▶

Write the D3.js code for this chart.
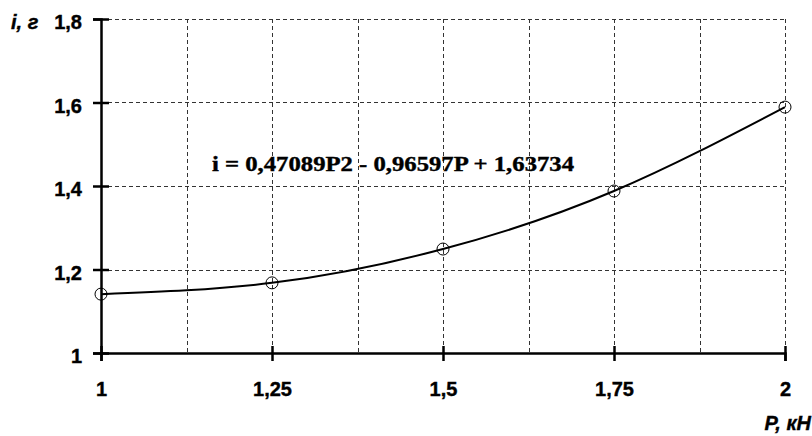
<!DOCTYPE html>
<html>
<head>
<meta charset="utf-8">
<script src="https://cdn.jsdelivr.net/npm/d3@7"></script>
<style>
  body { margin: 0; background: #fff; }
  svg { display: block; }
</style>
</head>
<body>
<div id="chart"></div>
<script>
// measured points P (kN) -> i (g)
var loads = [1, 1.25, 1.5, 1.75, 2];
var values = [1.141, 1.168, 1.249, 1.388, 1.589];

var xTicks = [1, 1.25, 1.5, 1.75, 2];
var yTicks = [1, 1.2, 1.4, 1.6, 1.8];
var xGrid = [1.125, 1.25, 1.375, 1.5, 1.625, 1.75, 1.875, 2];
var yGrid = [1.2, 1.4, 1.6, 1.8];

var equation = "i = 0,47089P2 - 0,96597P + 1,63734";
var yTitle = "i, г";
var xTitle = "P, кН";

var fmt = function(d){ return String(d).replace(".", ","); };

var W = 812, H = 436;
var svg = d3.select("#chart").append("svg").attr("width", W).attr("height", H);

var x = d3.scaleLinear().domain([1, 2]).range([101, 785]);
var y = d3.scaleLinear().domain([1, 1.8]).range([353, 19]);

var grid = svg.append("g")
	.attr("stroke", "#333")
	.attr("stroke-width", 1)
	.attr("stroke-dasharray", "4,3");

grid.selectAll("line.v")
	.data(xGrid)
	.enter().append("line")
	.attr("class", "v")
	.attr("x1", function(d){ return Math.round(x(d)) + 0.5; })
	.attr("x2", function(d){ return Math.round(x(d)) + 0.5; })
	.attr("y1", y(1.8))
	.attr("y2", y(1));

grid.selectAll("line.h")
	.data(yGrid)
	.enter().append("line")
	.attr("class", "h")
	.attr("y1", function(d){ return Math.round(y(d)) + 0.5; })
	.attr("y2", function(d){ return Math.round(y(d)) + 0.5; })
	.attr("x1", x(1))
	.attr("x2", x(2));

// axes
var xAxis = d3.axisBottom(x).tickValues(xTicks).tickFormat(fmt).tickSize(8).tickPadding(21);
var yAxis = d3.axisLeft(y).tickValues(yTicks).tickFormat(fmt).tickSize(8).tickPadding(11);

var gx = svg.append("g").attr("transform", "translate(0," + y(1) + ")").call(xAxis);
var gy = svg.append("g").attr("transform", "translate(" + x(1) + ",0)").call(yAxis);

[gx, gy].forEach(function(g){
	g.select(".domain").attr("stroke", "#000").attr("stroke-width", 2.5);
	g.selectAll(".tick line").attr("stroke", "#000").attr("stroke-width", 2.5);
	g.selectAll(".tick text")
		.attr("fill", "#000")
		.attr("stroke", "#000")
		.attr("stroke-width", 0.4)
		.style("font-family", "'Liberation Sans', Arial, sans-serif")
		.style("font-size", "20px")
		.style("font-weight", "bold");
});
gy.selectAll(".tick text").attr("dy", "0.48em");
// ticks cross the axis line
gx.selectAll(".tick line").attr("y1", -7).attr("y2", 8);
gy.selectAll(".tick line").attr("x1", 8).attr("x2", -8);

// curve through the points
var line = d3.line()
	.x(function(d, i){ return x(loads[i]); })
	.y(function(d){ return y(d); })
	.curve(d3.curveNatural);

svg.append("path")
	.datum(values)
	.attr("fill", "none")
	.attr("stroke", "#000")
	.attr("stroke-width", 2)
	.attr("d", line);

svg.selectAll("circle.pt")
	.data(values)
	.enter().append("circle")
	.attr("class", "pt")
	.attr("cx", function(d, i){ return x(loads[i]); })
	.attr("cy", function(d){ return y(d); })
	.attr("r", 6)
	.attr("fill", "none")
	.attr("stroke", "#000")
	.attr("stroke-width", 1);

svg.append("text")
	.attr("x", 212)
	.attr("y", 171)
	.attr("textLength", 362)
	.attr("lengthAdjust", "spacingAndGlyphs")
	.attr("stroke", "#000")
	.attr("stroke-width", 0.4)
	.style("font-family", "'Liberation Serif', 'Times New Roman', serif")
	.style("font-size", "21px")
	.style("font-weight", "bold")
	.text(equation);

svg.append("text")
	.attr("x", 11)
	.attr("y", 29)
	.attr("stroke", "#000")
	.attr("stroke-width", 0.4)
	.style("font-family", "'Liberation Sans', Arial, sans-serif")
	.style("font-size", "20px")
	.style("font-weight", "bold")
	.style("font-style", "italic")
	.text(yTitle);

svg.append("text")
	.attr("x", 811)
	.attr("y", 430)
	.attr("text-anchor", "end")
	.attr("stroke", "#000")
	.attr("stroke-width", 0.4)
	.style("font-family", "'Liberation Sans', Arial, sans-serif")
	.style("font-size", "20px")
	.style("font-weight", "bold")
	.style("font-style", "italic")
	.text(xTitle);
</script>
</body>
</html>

◀

◆ **What is being asked**
Omit the pictures, then repeat exactly each line from the beginning of the listing through the line with "var values = [1.141, 1.168, 1.249, 1.388, 1.589];".

◆ **Answer for the task**
Write the D3.js code for this chart.
<!DOCTYPE html>
<html>
<head>
<meta charset="utf-8">
<script src="https://cdn.jsdelivr.net/npm/d3@7"></script>
<style>
  body { margin: 0; background: #fff; }
  svg { display: block; }
</style>
</head>
<body>
<div id="chart"></div>
<script>
// measured points P (kN) -> i (g)
var loads = [1, 1.25, 1.5, 1.75, 2];
var values = [1.141, 1.168, 1.249, 1.388, 1.589];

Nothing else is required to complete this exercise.